A selva amazônica alimenta as torneiras em São Paulo
Mordidas do homem sobre a selva equivalem a acabar com a nascente de um rio
Nos últimos dois anos, muitos dos vizinhos da Grande São Paulo (20 milhões de habitantes) começaram a se acostumar a captar água da chuva com baldes, a esfregar o chão com água da máquina de lavar roupas e a se levantar de madrugada, antes que as torneiras fiquem secas novamente, para encher as bacias e ter água para o dia seguinte. O estado mais rico do Brasil ficou imerso por uma crise hídrica que não previu ou não soube prevenir e observou como suas reservas foram secando paulatina e perigosamente diante de uma queda inesperada de precipitações. Os estados próximos, como Rio de Janeiro e Minas Gerais, seguiram os passos do vizinho e muitos de seus habitantes também sofreram com o desabastecimento de água durante dias. No Nordeste do país, uma região maior, embora menos populosa, a seca não é nenhuma novidade, e em épocas mais severas, multiplicam-se as imagens de famílias inteiras percorrendo dezenas de quilômetros em busca de algum poço de qualidade questionável ou esperando com a vista voltada às ruas, completamente dependentes da chegada de um caminhão-pipa. O problema explica-se pela falta de infraestruturas, de previsão e de uma cultura de consumo responsável. E, também, claro, pela falta de chuvas, um fenômeno que os especialistas associam ao desmatamento do maior tesouro do Brasil (e do Planeta): a selva amazônica.

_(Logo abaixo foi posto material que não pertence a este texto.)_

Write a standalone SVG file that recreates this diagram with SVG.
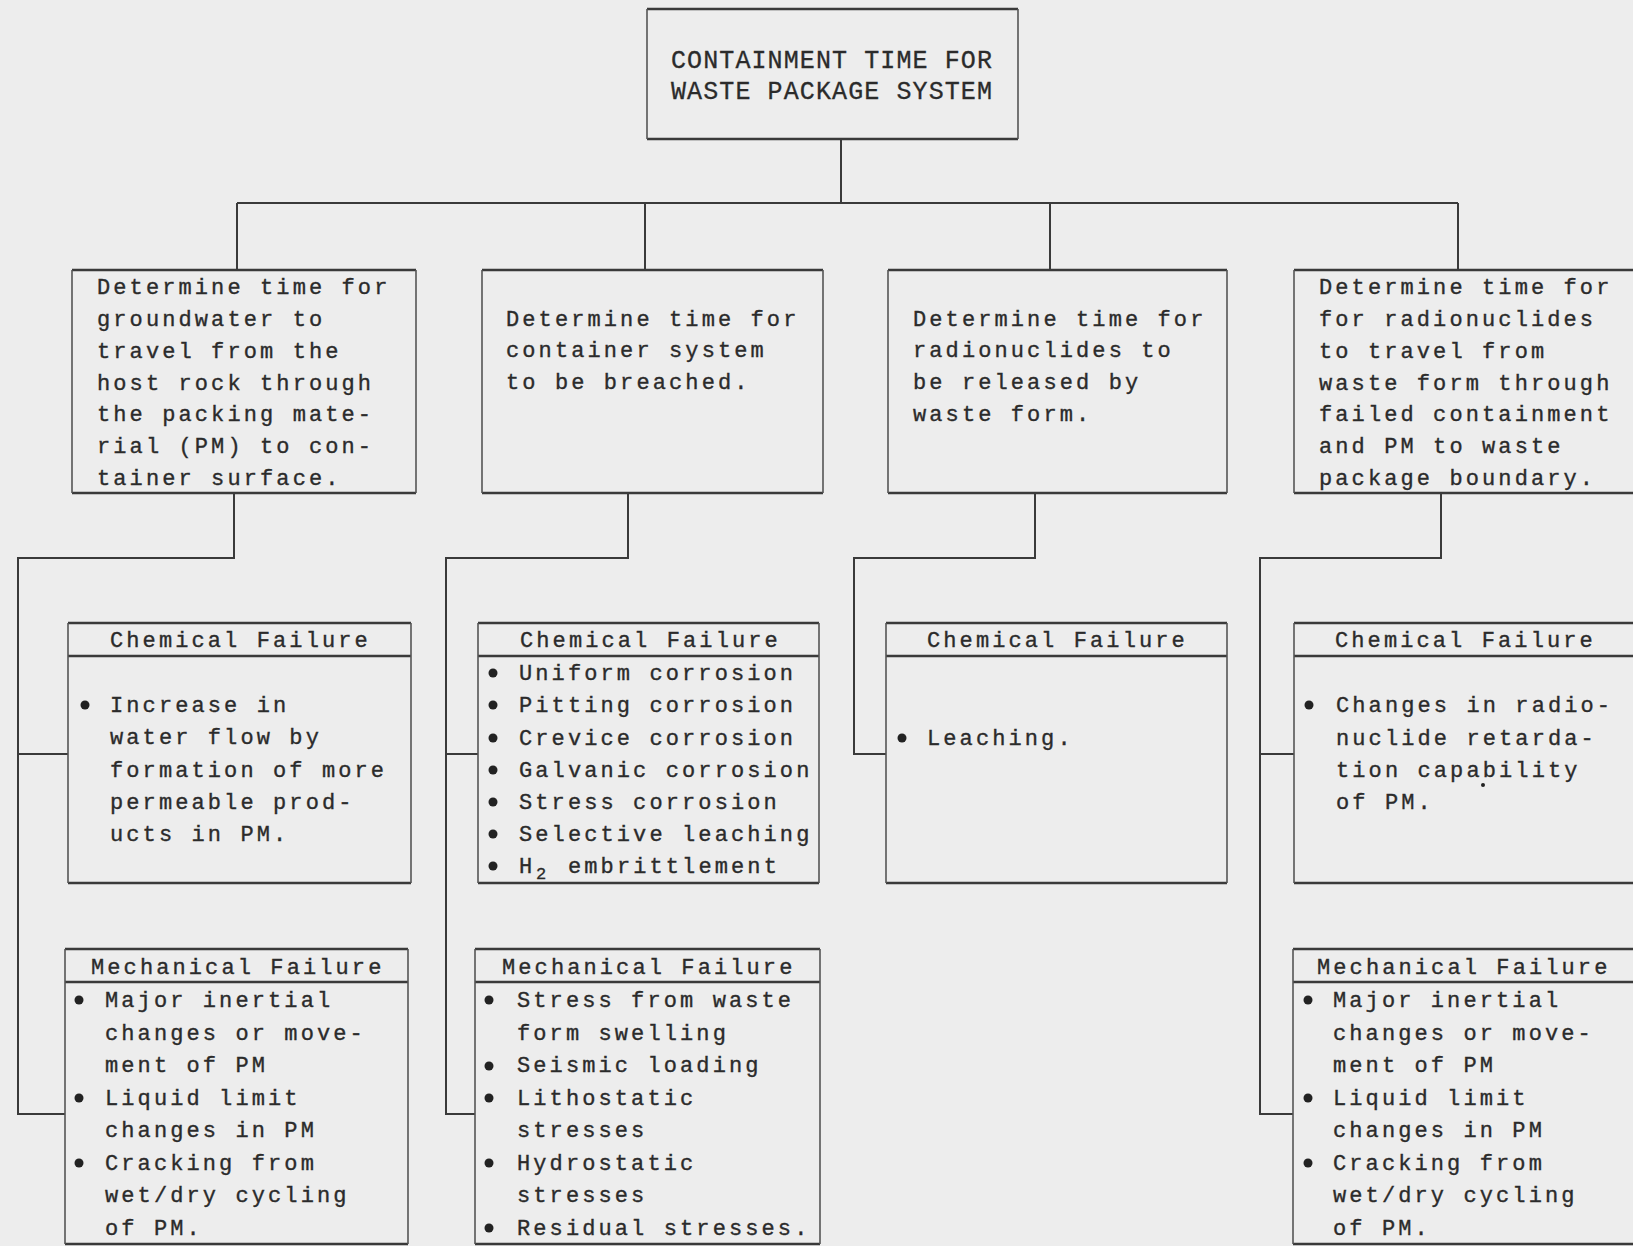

As mordidas constantes do homem sobre a selva amazônica, um ecossistema único que mantém o ar úmido por até 3.000 quilômetros continente adentro, podem equiparar-se, em termos ambientais, a acabar com a nascente de um gigantesco rio. Há mais de 20 anos, diferentes estudos climáticos estabeleceram uma conexão entre o desmatamento e as secas. Uma grande árvore pode absorver do solo e liberar mais de mil litros em um único dia, segundo o relatório mais recente sobre o tema, com o título “O futuro climático da Amazônia”, coordenado por Antonio Nobre, um dos principais estudiosos da área.

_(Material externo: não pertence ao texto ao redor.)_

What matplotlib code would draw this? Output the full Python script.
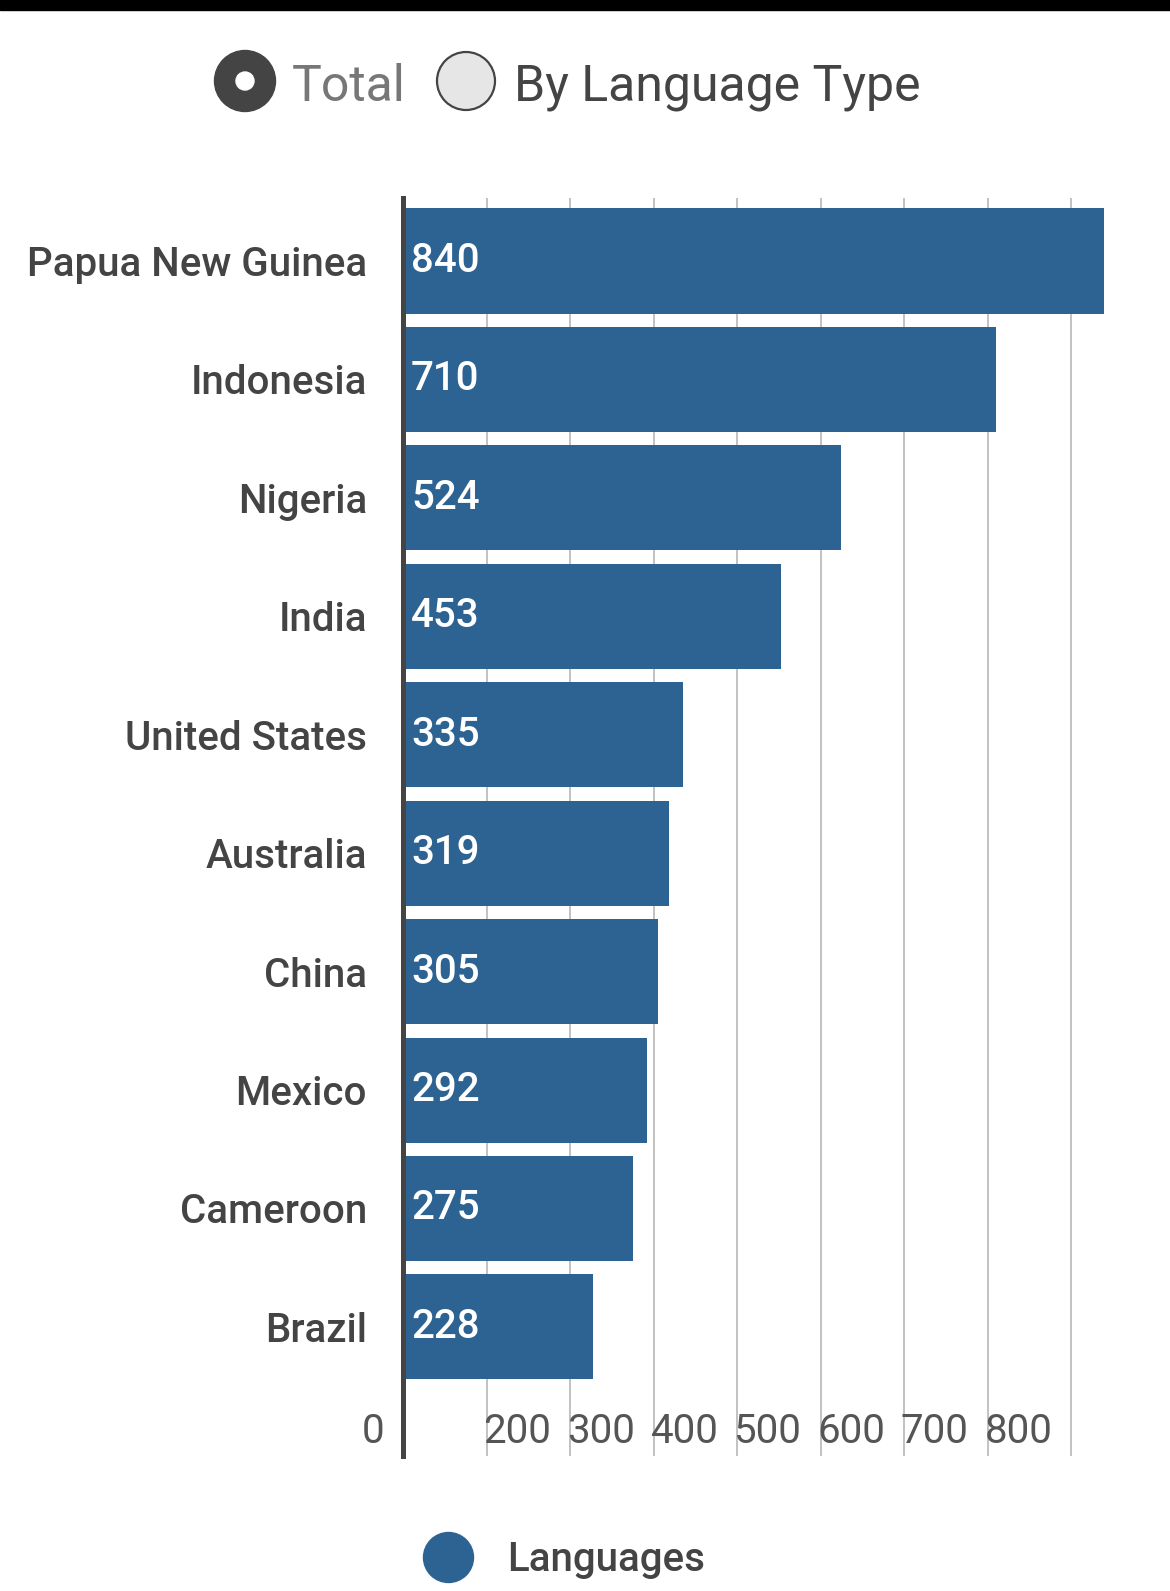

Em 2010, uma descoberta ilustrou a preocupação dos especialistas. Pela primeira vez, durante sua estiagem, encontraram-se pinturas rupestres nas rochas do fundo do leito do Rio Negro, em Manaus. Os desenhos foram feitos quando o nível dos mares, durante a era glacial milhares de anos atrás, estava 100 metros abaixo do nível atual. As relações entre o clima e a Amazônia ainda não são conclusivas, mas continuam a ser reforçadas no Brasil nos últimos anos.

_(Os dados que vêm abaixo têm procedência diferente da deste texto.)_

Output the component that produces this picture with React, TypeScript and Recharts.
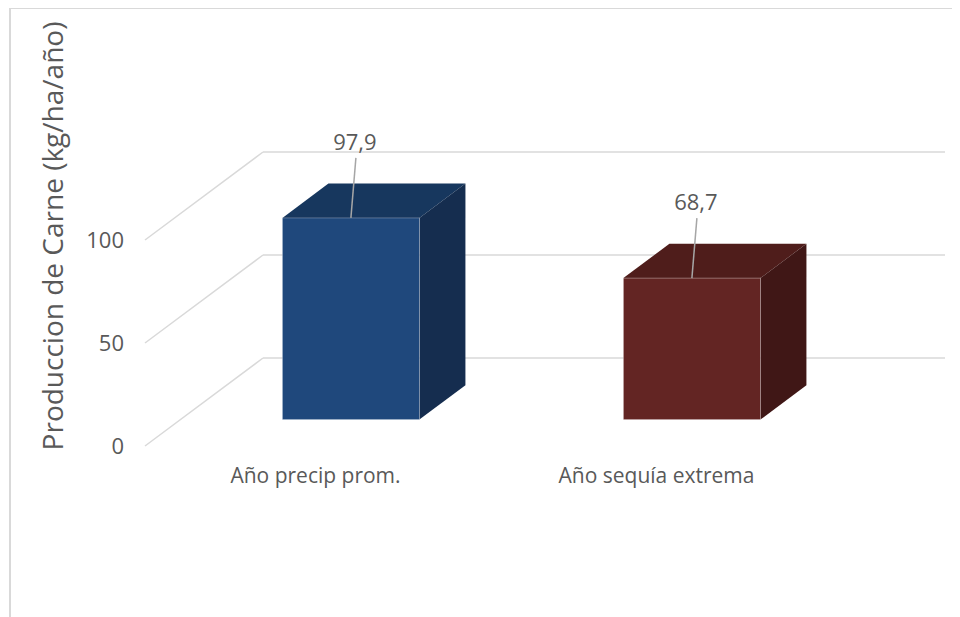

O conceito de “rios voadores” já faz parte do imaginário coletivo de muitos brasileiros, uma vitória dos cientistas que se empenharam em demonstrar que as cicatrizes da selva amazônica deixam marcas em todo o continente — calcula-se que 19% das chuvas da Bacia da Prata têm sua origem na umidade que a selva amazônica gera, e que voa para o sul. As secas foram acompanhadas nos últimos anos de outros fenômenos climáticos extremos, como inundações — especialmente no sul do país —, o que reforça a teoria dos especialistas sobre o papel da selva no equilíbrio climático da região.
Com este panorama, em que até o Rio de Janeiro terá que investir em obras que garantam o abastecimento durante as Olimpíadas do ano que vem, o Brasil chega à Cúpula do Clima de Paris com uma má notícia. O desmatamento na Amazônia aumentou 16% este ano e chegou a 5.841 quilômetros quadrados, uma área equivalente à metade do território de Porto Rico.
O desmatamento é o principal responsável pelas emissões de gás do efeito estufa do país e desafia o ambicioso objetivo que o Brasil colocará sobre a mesa diante de 194 países: reduzir as emissões de carbono em 43% e acabar com a extração ilegal de madeira até 2030. “Esses dados debilitam a posição brasileira nas negociações internacionais sobre o clima. Mas é ainda pior porque estamos dando um tiro no nosso pé, já que a consequência do desmatamento é uma degradação do clima até extremos inimagináveis”, lamenta um dos principais estudiosos da relação da Amazônia com o clima, o cientista Antonio Nobre.
A boa notícia é que o Brasil já esteve pior: em 2004, foram destruídos 27.772 quilômetros quadrados. O objetivo para 2020 é não superar os 4.000 km². O desafio é enorme. Contra ele, estão principalmente os interesses da pecuária e dos agricultores. Os estados que concentram os maiores aumentos do desmatamento (Amazônia, Rondônia e Mato Grosso) beneficiaram-se, paradoxalmente, de recursos do Fundo Amazônia, nutrido pelo investimento estrangeiro e idealizado, precisamente, para reduzi-lo.